Consider a three-dimensional extension of the Solow fixed point problem with

\[\begin{split} A = \begin{pmatrix} 2 & 3 & 3 \\ 2 & 4 & 2 \\ 1 & 5 & 1 \\ \end{pmatrix}, \quad s = 0.2, \quad α = 0.5, \quad δ = 0.8 \end{split}\]

As before the law of motion is

\[ k_{t+1} = g(k_t) \quad \text{where} \quad g(k) := sAk^\alpha + (1-\delta) k\]

However \(k_t\) is now a \(3 \times 1\) vector.
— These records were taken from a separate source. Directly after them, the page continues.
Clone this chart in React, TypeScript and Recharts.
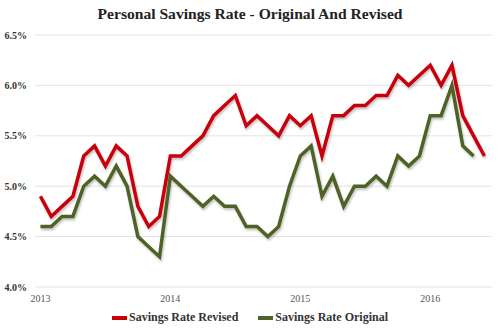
import React from 'react';
import { LineChart, Line, XAxis, YAxis, CartesianGrid } from 'recharts';

// monthly, Jan 2013 .. Jun 2016
const months = [
  '2013-01', '2013-02', '2013-03', '2013-04', '2013-05', '2013-06',
  '2013-07', '2013-08', '2013-09', '2013-10', '2013-11', '2013-12',
  '2014-01', '2014-02', '2014-03', '2014-04', '2014-05', '2014-06',
  '2014-07', '2014-08', '2014-09', '2014-10', '2014-11', '2014-12',
  '2015-01', '2015-02', '2015-03', '2015-04', '2015-05', '2015-06',
  '2015-07', '2015-08', '2015-09', '2015-10', '2015-11', '2015-12',
  '2016-01', '2016-02', '2016-03', '2016-04', '2016-05', '2016-06',
];

const revised = [
  4.9, 4.7, 4.8, 4.9, 5.3, 5.4, 5.2, 5.4, 5.3, 4.8, 4.6, 4.7,
  5.3, 5.3, 5.4, 5.5, 5.7, 5.8, 5.9, 5.6, 5.7, 5.6, 5.5, 5.7,
  5.6, 5.7, 5.3, 5.7, 5.7, 5.8, 5.8, 5.9, 5.9, 6.1, 6.0, 6.1,
  6.2, 6.0, 6.2, 5.7, 5.5, 5.3,
];

const original = [
  4.6, 4.6, 4.7, 4.7, 5.0, 5.1, 5.0, 5.2, 5.0, 4.5, 4.4, 4.3,
  5.1, 5.0, 4.9, 4.8, 4.9, 4.8, 4.8, 4.6, 4.6, 4.5, 4.6, 5.0,
  5.3, 5.4, 4.9, 5.1, 4.8, 5.0, 5.0, 5.1, 5.0, 5.3, 5.2, 5.3,
  5.7, 5.7, 6.0, 5.4, 5.3,
];

const yearTicks = ['2013-01', '2014-01', '2015-01', '2016-01'];
const yTicks = [4.0, 4.5, 5.0, 5.5, 6.0, 6.5];

const RED = '#c8000a';
const GREEN = '#4f6228';
const FONT = '"Liberation Serif", "DejaVu Serif", serif';

const data = months.map((m, i) => ({
  t: i,
  month: m,
  revised: revised[i],
  original: i < original.length ? original[i] : null,
}));

const xTicks = yearTicks.map((y) => months.indexOf(y));

export default function App() {
  return (
    <div
      style={{
        position: 'absolute',
        left: 0,
        top: 0,
        width: 500,
        height: 333,
        background: '#fff',
        fontFamily: FONT,
      }}
    >
      <div
        style={{
          position: 'absolute',
          top: 5,
          left: 0,
          width: 500,
          textAlign: 'center',
          fontSize: 15.6,
          fontWeight: 'bold',
          color: '#222',
        }}
      >
        Personal Savings Rate - Original And Revised
      </div>

      <div style={{ position: 'absolute', top: 0, left: 0 }}>
        <LineChart
          width={500}
          height={305}
          data={data}
          margin={{ top: 35, right: 8, left: 8, bottom: 0 }}
        >
          <defs>
            <filter id="lineShadow" x="-5%" y="-5%" width="110%" height="120%">
              <feDropShadow dx="1" dy="2" stdDeviation="1" floodColor="#000" floodOpacity="0.25" />
            </filter>
          </defs>
          <CartesianGrid stroke="#e3e3e3" vertical={false} />
          <XAxis
            type="number"
            dataKey="t"
            domain={[-0.5, 41.7]}
            ticks={xTicks}
            tickFormatter={(v: number) => months[v].slice(0, 4)}
            axisLine={false}
            tickLine={false}
            height={18}
            tick={{ fill: '#555', fontSize: 10, fontFamily: FONT }}
          />
          <YAxis
            domain={[4.0, 6.5]}
            ticks={yTicks}
            tickFormatter={(v: number) => v.toFixed(1) + '%'}
            axisLine={false}
            tickLine={false}
            width={27}
            interval={0}
            tick={{ fill: '#333', fontSize: 10, fontWeight: 'bold', fontFamily: FONT }}
          />
          <Line
            type="linear"
            dataKey="revised"
            stroke={RED}
            strokeWidth={3.5}
            dot={false}
            filter="url(#lineShadow)"
            isAnimationActive={false}
          />
          <Line
            type="linear"
            dataKey="original"
            stroke={GREEN}
            strokeWidth={3.5}
            dot={false}
            filter="url(#lineShadow)"
            isAnimationActive={false}
          />
        </LineChart>
      </div>

      <div
        style={{
          position: 'absolute',
          top: 310,
          left: 0,
          width: 500,
          display: 'flex',
          justifyContent: 'center',
          alignItems: 'center',
          fontSize: 12,
          fontWeight: 'bold',
          color: '#333',
        }}
      >
        <span style={{ display: 'inline-block', width: 15, height: 4, background: RED, marginRight: 2 }} />
        <span>Savings Rate Revised</span>
        <span style={{ display: 'inline-block', width: 15, height: 4, background: GREEN, marginLeft: 20, marginRight: 2 }} />
        <span>Savings Rate Original</span>
      </div>
    </div>
  );
}
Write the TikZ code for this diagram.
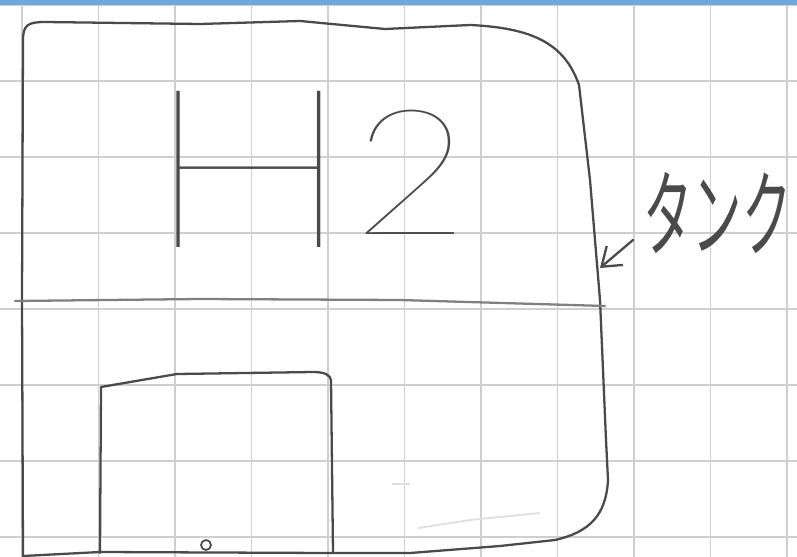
\documentclass[tikz,border=0pt]{standalone}
\usepackage{fontspec}
\usetikzlibrary{arrows.meta,positioning}
\newfontfamily\penfont{Lato Hairline}
\newfontfamily\kanafont{Noto Sans CJK JP}
\definecolor{ink}{HTML}{4A4A4A}
\definecolor{gridgray}{HTML}{CFCFCF}
\definecolor{paperblue}{HTML}{6FA8E0}

\begin{document}
\begin{tikzpicture}[
            x=0.02cm, y=-0.02cm,
            gridline/.style={draw=gridgray, line width=0.8pt},
            pen/.style={draw=ink, line width=1.3pt, line cap=round, line join=round},
            faint/.style={draw=gray!25, line width=1pt},
            arrow/.style={-{Straight Barb[length=3.5mm, width=5mm]}, pen}
        ]
        \useasboundingbox[fill=white] (0,0) rectangle (797,557);
        % squared paper
        \foreach \gx in {0,...,10}
            \draw[gridline] (22+76.5*\gx,0) -- (22+76.5*\gx,557);
        \foreach \gy in {0,...,7}
            \draw[gridline] (0,5+76*\gy) -- (797,5+76*\gy);
        \fill[paperblue] (0,0) rectangle (797,5);
        % tank
        \draw[pen] (23,556) -- (22,300) -- (23,40) .. controls (23,25) and (28,22) .. (45,22) -- (200,24) -- (300,21) -- (385,29) -- (470,25) .. controls (535,28) and (565,45) .. (579,85) -- (590,180) -- (600,300) -- (606,440) -- (608,480) .. controls (606,515) and (590,532) .. (555,540) -- (500,546) -- (410,553) -- (330,553) -- (100,552) -- cycle;
        \draw[pen, draw=ink!70] (15,301) -- (200,299) -- (400,300) -- (605,306);
        \draw[pen] (100,553) -- (101,387) -- (177,374) -- (313,372) .. controls (325,372) and (330,375) .. (331,380) -- (333,553);
        \draw[pen, line width=1pt] (206,545) circle[radius=5];
        \draw[faint] (392,484) -- (410,484);
        \draw[faint] (418,528) -- (470,520) -- (540,513);
        % labels
        \node[anchor=base west, inner sep=0pt, text=ink] (formula) at (144,247) {\penfont\fontsize{127}{127}\selectfont\scalebox{1.25}[1]{H}\raisebox{0.25cm}{\fontsize{100}{100}\selectfont\scalebox{1.15}[1]{2}}};
        \node[anchor=south west, inner sep=0pt, text=ink, font=\kanafont\fontsize{54}{54}\selectfont] (tank) at (643,254) {\scalebox{0.52}[1]{タンク}};
        \coordinate (wall) at (600,268);
        \draw[arrow] ([shift={(-10,-14)}]tank.south west) -- (wall);
\end{tikzpicture}
\end{document}
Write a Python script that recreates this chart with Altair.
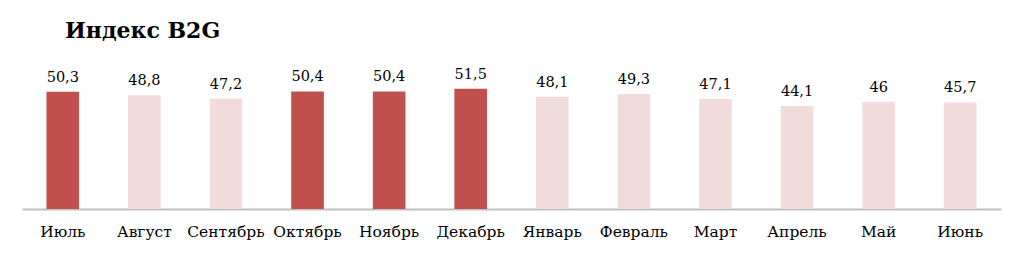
import altair as alt
import pandas as pd

months = ["Июль", "Август", "Сентябрь", "Октябрь", "Ноябрь", "Декабрь",
          "Январь", "Февраль", "Март", "Апрель", "Май", "Июнь"]
values = [50.3, 48.8, 47.2, 50.4, 50.4, 51.5, 48.1, 49.3, 47.1, 44.1, 46.0, 45.7]

df = pd.DataFrame({
    "month": months,
    "value": values,
    "label": [("%g" % v).replace(".", ",") for v in values],
})

FONT = "DejaVu Serif"
DARK = "#C0504D"
LIGHT = "#F2DCDB"

x = alt.X("month:N", sort=months, title=None,
          scale=alt.Scale(paddingInner=0.6, paddingOuter=0.3),
          axis=alt.Axis(labelAngle=0, ticks=False, labelPadding=15,
                        labelFont=FONT, labelFontSize=15.5, labelColor="#000000",
                        domainColor="#BFBFBF", domainWidth=2, grid=False))
y = alt.Y("value:Q", title=None, scale=alt.Scale(domain=[0, 60], nice=False),
          axis=None)

base = alt.Chart(df)

bars = base.mark_bar().encode(
    x=x, y=y,
    color=alt.condition(alt.datum.value >= 50, alt.value(DARK), alt.value(LIGHT)),
)

labels = base.mark_text(dy=-10, baseline="alphabetic", font=FONT, fontSize=14.5,
                        color="#000000").encode(x=x, y=y, text="label:N")

title = alt.Chart(pd.DataFrame({"t": ["Индекс B2G"]})).mark_text(
    align="left", baseline="alphabetic", font=FONT, fontSize=22,
    fontWeight="bold", color="#000000"
).encode(x=alt.value(43), y=alt.value(-31), text="t:N")

chart = alt.layer(bars, labels, title).properties(
    width=979, height=140,
    autosize=alt.AutoSizeParams(type="none"),
    padding={"left": 22, "top": 69, "right": 23, "bottom": 47},
).configure(background="#FFFFFF").configure_view(strokeWidth=0, stroke=None)

chart.save("out.html", embed_options={"renderer": "svg", "actions": False})
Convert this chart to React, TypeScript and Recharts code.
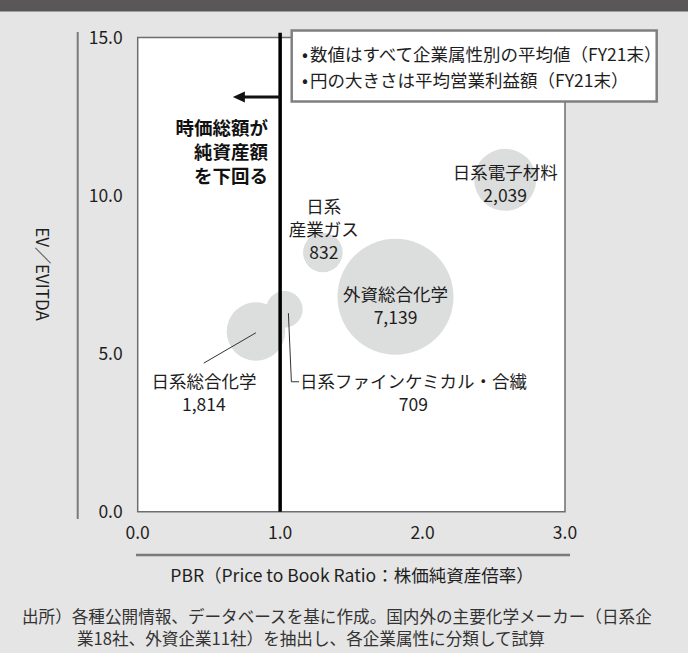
import { ScatterChart, Scatter, XAxis, YAxis, ZAxis, ReferenceLine, ReferenceArea } from 'recharts';

const FONT = '"Noto Sans CJK JP", "Noto Sans", sans-serif';

// 企業属性
const groups = ['日系電子材料', '日系産業ガス', '外資総合化学', '日系総合化学', '日系ファインケミカル・合繊'];
// ラベル表示用（改行あり）
const groupLabels = [['日系電子材料'], ['日系', '産業ガス'], ['外資総合化学'], ['日系総合化学'], ['日系ファインケミカル・合繊']];
const pbr = [2.58, 1.3, 1.81, 0.83, 1.03];
const evEbitda = [10.5, 8.2, 6.8, 5.7, 6.4];
const operatingProfit = [2039, 832, 7139, 1814, 709];

const xTicks = [0, 1, 2, 3];
const yTicks = [0, 5, 10, 15];

const data = groups.map((name, i) => ({
  name,
  lines: groupLabels[i],
  pbr: pbr[i],
  ev: evEbitda[i],
  profit: operatingProfit[i],
}));

// label placement relative to bubble centre (px)
const labelPos: Record<string, { dx: number; dy: number; lh: number }> = {
  日系電子材料: { dx: 0, dy: -8, lh: 23 },
  日系産業ガス: { dx: 1, dy: -46.5, lh: 23 },
  外資総合化学: { dx: 0, dy: -3.5, lh: 23 },
  日系総合化学: { dx: -52, dy: 49, lh: 23 },
  '日系ファインケミカル・合繊': { dx: 129, dy: 71, lh: 23 },
};

const Bubble = (props: any) => {
  const { cx, cy, width, payload } = props;
  const pos = labelPos[payload.name];
  const lines = [...payload.lines, payload.profit.toLocaleString('en-US')];
  return (
    <g>
      <circle cx={cx} cy={cy} r={width / 2} fill="#dcdddd" />
      {lines.map((t: string, i: number) => (
        <text
          key={i}
          x={cx + pos.dx}
          y={cy + pos.dy + i * pos.lh}
          textAnchor="middle"
          dominantBaseline="central"
          fontSize={17.5}
          fill="#1e1e1e"
          fontFamily={FONT}
        >
          {t}
        </text>
      ))}
    </g>
  );
};

const Arrow = (props: any) => {
  const { x1, y1, x2 } = props;
  const tip = Math.min(x1, x2);
  const tail = Math.max(x1, x2);
  return (
    <g>
      <line x1={tail} y1={y1} x2={tip + 10} y2={y1} stroke="#111" strokeWidth={3} />
      <polygon points={`${tip},${y1} ${tip + 12},${y1 - 5.5} ${tip + 12},${y1 + 5.5}`} fill="#111" />
    </g>
  );
};

export default function App() {
  return (
    <div style={{ position: 'absolute', left: 0, top: 0, width: 688, height: 653, background: '#e5e5e5', fontFamily: FONT }}>
      <ScatterChart width={688} height={653} margin={{ top: 37.5, right: 123, bottom: 111.3, left: 77.7 }}>
        <ReferenceArea x1={0} x2={3} y1={0} y2={15} fill="#fff" fillOpacity={1} stroke="#6e6e6e" strokeWidth={1.5} zIndex={-50} />
        <XAxis
          type="number"
          dataKey="pbr"
          domain={[0, 3]}
          ticks={xTicks}
          tickFormatter={(v: number) => v.toFixed(1)}
          axisLine={false}
          tickLine={false}
          tickSize={0}
          tickMargin={15}
          height={30}
          tick={{ fontSize: 17.5, fill: '#1e1e1e', fontFamily: FONT }}
        />
        <YAxis
          type="number"
          dataKey="ev"
          domain={[0, 15]}
          ticks={yTicks}
          tickFormatter={(v: number) => v.toFixed(1)}
          axisLine={false}
          tickLine={false}
          tickSize={0}
          tickMargin={15}
          width={60}
          tick={{ fontSize: 17.5, fill: '#1e1e1e', fontFamily: FONT }}
        />
        <ZAxis type="number" dataKey="profit" domain={[0, 10000]} range={[0, 14800]} />
        <Scatter data={data} shape={<Bubble />} isAnimationActive={false} />
        <ReferenceLine segment={[{ x: 0.464, y: 4.7 }, { x: 0.83, y: 5.66 }]} stroke="#333" strokeWidth={1} zIndex={1000} />
        <ReferenceLine segment={[{ x: 1.058, y: 6.28 }, { x: 1.079, y: 4.11 }]} stroke="#333" strokeWidth={1} zIndex={1000} />
        <ReferenceLine segment={[{ x: 1.079, y: 4.11 }, { x: 1.133, y: 4.11 }]} stroke="#333" strokeWidth={1} zIndex={1000} />
        <ReferenceLine segment={[{ x: 1, y: 0 }, { x: 1, y: 15.15 }]} stroke="#000" strokeWidth={3.5} ifOverflow="visible" zIndex={1000} />
        <ReferenceLine segment={[{ x: 1, y: 13.12 }, { x: 0.668, y: 13.12 }]} shape={<Arrow />} zIndex={1000} />
      </ScatterChart>

      <svg width={688} height={653} style={{ position: 'absolute', left: 0, top: 0, pointerEvents: 'none' }} fontFamily={FONT}>
        <rect x={0} y={0} width={688} height={11.5} fill="#595757" />
        {/* legend note */}
        <rect x={291.7} y={30.5} width={365} height={71} fill="#fff" stroke="#7f7f7f" strokeWidth={2.5} />
        <g fontSize={17.5} fill="#1e1e1e">
          <text x={302} y={53} dominantBaseline="central">•</text>
          <text x={310} y={53} dominantBaseline="central">数値はすべて企業属性別の平均値（FY21末）</text>
          <text x={302} y={79} dominantBaseline="central">•</text>
          <text x={310} y={79} dominantBaseline="central">円の大きさは平均営業利益額（FY21末）</text>
        </g>
        {/* annotation */}
        <g fontSize={18.5} fontWeight="bold" fill="#111" textAnchor="end">
          <text x={268} y={127} dominantBaseline="central">時価総額が</text>
          <text x={268} y={151} dominantBaseline="central">純資産額</text>
          <text x={268} y={175} dominantBaseline="central">を下回る</text>
        </g>
        {/* axis titles */}
        <line x1={77.7} y1={32} x2={77.7} y2={519} stroke="#7a7a7a" strokeWidth={2} />
        <text x={43} y={274} textAnchor="middle" dominantBaseline="central" fontSize={17} fill="#1e1e1e" transform="rotate(90 43 274)">EV／EVITDA</text>
        <line x1={136} y1={555} x2={570} y2={555} stroke="#7a7a7a" strokeWidth={2.5} />
        <text x={352} y={574} textAnchor="middle" dominantBaseline="central" fontSize={17.5} fill="#1e1e1e">PBR（Price to Book Ratio：株価純資産倍率）</text>
        {/* source */}
        <text x={22} y={615.5} dominantBaseline="central" fontSize={16.6} fill="#333">出所）各種公開情報、データベースを基に作成。国内外の主要化学メーカー（日系企</text>
        <text x={77} y={637.5} dominantBaseline="central" fontSize={16.6} fill="#333">業18社、外資企業11社）を抽出し、各企業属性に分類して試算</text>
      </svg>
    </div>
  );
}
Solve for the fixed point using Newton’s method with the following initial values:

\[\begin{split} \begin{aligned} k1_{0} &= (1, 1, 1) \\ k2_{0} &= (3, 5, 5) \\ k3_{0} &= (50, 50, 50) \end{aligned} \end{split}\]

Exercise 8.2

In this exercise, let’s try different initial values and check how Newton’s method responds to different starting points.

Let’s define a three-good problem with the following default values:

\[\begin{split} A = \begin{pmatrix} 0.2 & 0.1 & 0.7 \\ 0.3 & 0.2 & 0.5 \\ 0.1 & 0.8 & 0.1 \\ \end{pmatrix}, \qquad b = \begin{pmatrix} 1 \\ 1 \\ 1 \end{pmatrix} \qquad \text{and} \qquad c = \begin{pmatrix} 1 \\ 1 \\ 1 \end{pmatrix} \end{split}\]

For this exercise, use the following extreme price vectors as initial values:

\[\begin{split}\begin{aligned} p1_{0} &= (5, 5, 5) \\ p2_{0} &= (1, 1, 1) \\ p3_{0} &= (4.5, 0.1, 4) \end{aligned} \end{split}\]

Set the tolerance to \(0.0\) for more accurate output.